Paineira ainda vive na memória de moradores
"Não há como olhar para trás, fechar os olhos e não ver sua beleza", afirma Nilson Roberto Rodrigues, 55, ao relembrar a paineira (Chorisia speciosa), de aproximadamente 150 anos, que deu nome ao bairro Árvore Grande. Hoje, no local, há um clone da árvore que foi retirada completamente da avenida São Paulo em 2008. Nascido em Sorocaba e vivendo parte da infância no bairro, Rodrigues, hoje professor, conta sobre a época que ainda era aluno e passava pela árvore durante o trajeto até a escola. "A paineira servia de abrigo ao guarda sorridente e amigo que apitava, na década de 60, logo ali abaixo na faixa, para que nós, crianças e alunos, pudéssemos atravessar com segurança a avenida."
A árvore, segundo Rodrigues, num passado remoto, era também abrigo aos índios que por ali viveram e aos sertanistas, tropeiros e bandeirantes. Posteriormente o local tornou-se ponto de encontro de casais de namorados, relembra. Assim como a árvore, que já não existe, muitos dos que dividiram parte dos seus dias e da sua sombra imensa já partiram. O professor relembra que a árvore esplendorosa era responsável por dar vida ao bairro. "Feliz aquele povo simples que diante da pergunta "De onde você vem?", respondia sem pestanejar: "Da Árvore Grande"."
Com os galhos capazes de atravessar a avenida São Paulo, a saudosa árvore era decorada com lâmpadas natalinas pelos moradores, como recorda Indyara Pereira. Ela lamenta a morte da paineira, mas se mostra feliz por ter vivido bons momentos sob a árvore grande. "Lá tínhamos pipoqueiros e vendedores de algodão doce que deixam as lembranças ainda melhores."
De geração em geração
Entre as décadas de 70 e 80, a tal árvore grande também foi cenário de encontros familiares e abrigou momentos de cumplicidade e ternura entre avô e neto. O professor universitário Edgar Domingo de Albuquerque, 42, conta que a copa da paineira oferecia sombra para que ele e seu yayo (que é vovô em catalão) passassem horas fazendo companhia um ao outro. "Ele costumava ir a um atacadista que havia na avenida São Paulo para comprar queijos, azeitonas e embutidos. Eu sempre o acompanhava nessas compras, íamos a pé de nossa casa na Vila Haro. Fazíamos as compras e, entre os itens comprados, meu yayo sempre pedia dois gomos de salsichão. Colocávamos os itens nas sacolas e atravessávamos a avenida, logo em frente a árvore grande", recorda.

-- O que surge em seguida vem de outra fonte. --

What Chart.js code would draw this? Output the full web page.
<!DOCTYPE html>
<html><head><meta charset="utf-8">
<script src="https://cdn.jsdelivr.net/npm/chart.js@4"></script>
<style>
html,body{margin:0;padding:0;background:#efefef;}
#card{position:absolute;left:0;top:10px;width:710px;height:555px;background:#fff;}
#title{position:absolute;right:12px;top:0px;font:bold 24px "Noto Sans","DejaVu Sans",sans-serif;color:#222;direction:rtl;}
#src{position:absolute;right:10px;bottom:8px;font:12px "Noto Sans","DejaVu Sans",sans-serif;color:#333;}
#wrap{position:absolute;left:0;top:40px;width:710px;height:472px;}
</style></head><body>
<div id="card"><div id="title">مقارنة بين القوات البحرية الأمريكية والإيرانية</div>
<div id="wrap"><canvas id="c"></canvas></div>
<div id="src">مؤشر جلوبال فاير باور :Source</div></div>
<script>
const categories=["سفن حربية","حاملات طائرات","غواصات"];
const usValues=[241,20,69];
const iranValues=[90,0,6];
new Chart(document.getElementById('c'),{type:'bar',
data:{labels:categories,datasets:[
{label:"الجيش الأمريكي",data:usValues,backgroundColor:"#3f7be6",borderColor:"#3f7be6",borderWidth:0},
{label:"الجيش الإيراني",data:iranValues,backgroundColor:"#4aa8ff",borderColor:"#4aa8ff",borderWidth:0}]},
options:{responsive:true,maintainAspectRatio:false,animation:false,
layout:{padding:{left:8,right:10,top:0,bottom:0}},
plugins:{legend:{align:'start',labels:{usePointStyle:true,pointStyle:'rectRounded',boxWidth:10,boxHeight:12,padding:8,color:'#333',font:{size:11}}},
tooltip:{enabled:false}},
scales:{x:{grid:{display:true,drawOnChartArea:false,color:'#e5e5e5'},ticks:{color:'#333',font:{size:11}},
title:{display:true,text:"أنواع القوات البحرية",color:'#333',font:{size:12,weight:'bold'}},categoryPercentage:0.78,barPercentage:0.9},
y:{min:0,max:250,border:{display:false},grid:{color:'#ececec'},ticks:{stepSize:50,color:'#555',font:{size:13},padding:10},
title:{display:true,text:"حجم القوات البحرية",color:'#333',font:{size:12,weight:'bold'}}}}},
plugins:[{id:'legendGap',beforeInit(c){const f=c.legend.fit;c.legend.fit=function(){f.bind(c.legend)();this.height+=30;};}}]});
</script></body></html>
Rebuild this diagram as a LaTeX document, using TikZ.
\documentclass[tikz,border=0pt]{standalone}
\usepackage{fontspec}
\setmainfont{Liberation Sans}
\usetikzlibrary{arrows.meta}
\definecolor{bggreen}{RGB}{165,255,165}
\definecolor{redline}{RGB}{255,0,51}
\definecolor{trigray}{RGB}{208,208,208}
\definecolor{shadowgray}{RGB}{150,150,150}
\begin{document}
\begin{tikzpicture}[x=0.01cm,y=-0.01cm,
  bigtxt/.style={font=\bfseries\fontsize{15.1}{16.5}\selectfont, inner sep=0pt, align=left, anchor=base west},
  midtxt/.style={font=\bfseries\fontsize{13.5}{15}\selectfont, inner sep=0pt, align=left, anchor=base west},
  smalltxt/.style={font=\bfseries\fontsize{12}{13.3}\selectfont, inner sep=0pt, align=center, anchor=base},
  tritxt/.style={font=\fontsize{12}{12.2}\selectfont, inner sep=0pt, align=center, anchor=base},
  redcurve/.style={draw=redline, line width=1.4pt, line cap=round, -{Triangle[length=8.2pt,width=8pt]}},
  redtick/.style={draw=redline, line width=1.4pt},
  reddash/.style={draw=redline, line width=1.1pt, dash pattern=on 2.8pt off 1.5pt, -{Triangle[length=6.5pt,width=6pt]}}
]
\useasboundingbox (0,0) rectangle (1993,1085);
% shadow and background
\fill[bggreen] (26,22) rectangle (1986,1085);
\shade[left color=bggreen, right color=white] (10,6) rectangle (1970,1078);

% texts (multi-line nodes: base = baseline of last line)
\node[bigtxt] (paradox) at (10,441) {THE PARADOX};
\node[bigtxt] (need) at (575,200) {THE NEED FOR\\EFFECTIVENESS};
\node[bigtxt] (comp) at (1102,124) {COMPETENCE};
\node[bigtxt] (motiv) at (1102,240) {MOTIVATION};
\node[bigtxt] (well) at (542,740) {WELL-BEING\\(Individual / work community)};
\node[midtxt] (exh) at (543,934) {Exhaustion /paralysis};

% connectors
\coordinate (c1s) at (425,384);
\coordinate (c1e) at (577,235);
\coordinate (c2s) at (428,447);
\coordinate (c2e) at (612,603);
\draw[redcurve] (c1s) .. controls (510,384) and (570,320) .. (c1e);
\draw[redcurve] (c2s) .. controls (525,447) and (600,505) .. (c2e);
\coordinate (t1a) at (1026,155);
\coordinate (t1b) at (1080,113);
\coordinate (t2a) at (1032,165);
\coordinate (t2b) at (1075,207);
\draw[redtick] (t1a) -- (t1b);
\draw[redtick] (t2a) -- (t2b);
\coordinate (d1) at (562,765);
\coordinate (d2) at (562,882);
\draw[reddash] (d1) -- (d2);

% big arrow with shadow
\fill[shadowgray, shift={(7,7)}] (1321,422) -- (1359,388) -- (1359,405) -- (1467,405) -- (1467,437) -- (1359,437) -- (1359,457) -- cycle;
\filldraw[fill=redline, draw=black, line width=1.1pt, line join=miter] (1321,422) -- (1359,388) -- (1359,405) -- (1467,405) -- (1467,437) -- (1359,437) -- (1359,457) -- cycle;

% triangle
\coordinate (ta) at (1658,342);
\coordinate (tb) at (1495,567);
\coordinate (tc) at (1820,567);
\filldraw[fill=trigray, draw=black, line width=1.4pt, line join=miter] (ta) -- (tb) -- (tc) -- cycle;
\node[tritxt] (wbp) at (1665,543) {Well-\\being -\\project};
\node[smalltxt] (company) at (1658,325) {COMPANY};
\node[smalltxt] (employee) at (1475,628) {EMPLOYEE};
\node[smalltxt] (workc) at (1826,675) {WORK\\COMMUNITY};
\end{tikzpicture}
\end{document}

Como forma de recompensa pela ajuda nas compras, Edgar ganhava a oportunidade de ouvir as lembranças de seu avô. "Sentávamos na mureta da árvore grande e, num ritual que era só nosso, comíamos cada um um gomo de salsichão." Ele relembra que algumas vezes os dois ficavam apenas em silêncio, observando os carros que passavam pelo local. Em outras situações, o patriarca contava histórias de Barcelona, da guerra ou dos lugares onde ele havia trabalhado antes de vir para o Brasil. "Hoje em dia a árvore grande não está mais lá, assim como meu yayo também nos deixou, mas as lembranças desse tempo vez ou outra vêm à tona."
Coincidência ou não, Edgar é professor na Universidade de Sorocaba (Uniso), local que recebeu um dos clones da paineira da árvore grande, cultivados pelo coordenador do Núcleo de Estudos Ambientais da Uniso, Nobel Penteado de Freitas. "Passo por ela nos dias que leciono no campus e ao vê-la me recordo do som da voz do meu yayo contando suas histórias." O clone plantado na avenida São Paulo também faz parte do percurso do professor, que deixou de morar na Vila Haro há aproximadamente seis meses. "Essas árvores seguem fazendo parte do meu caminho da roça", brinca.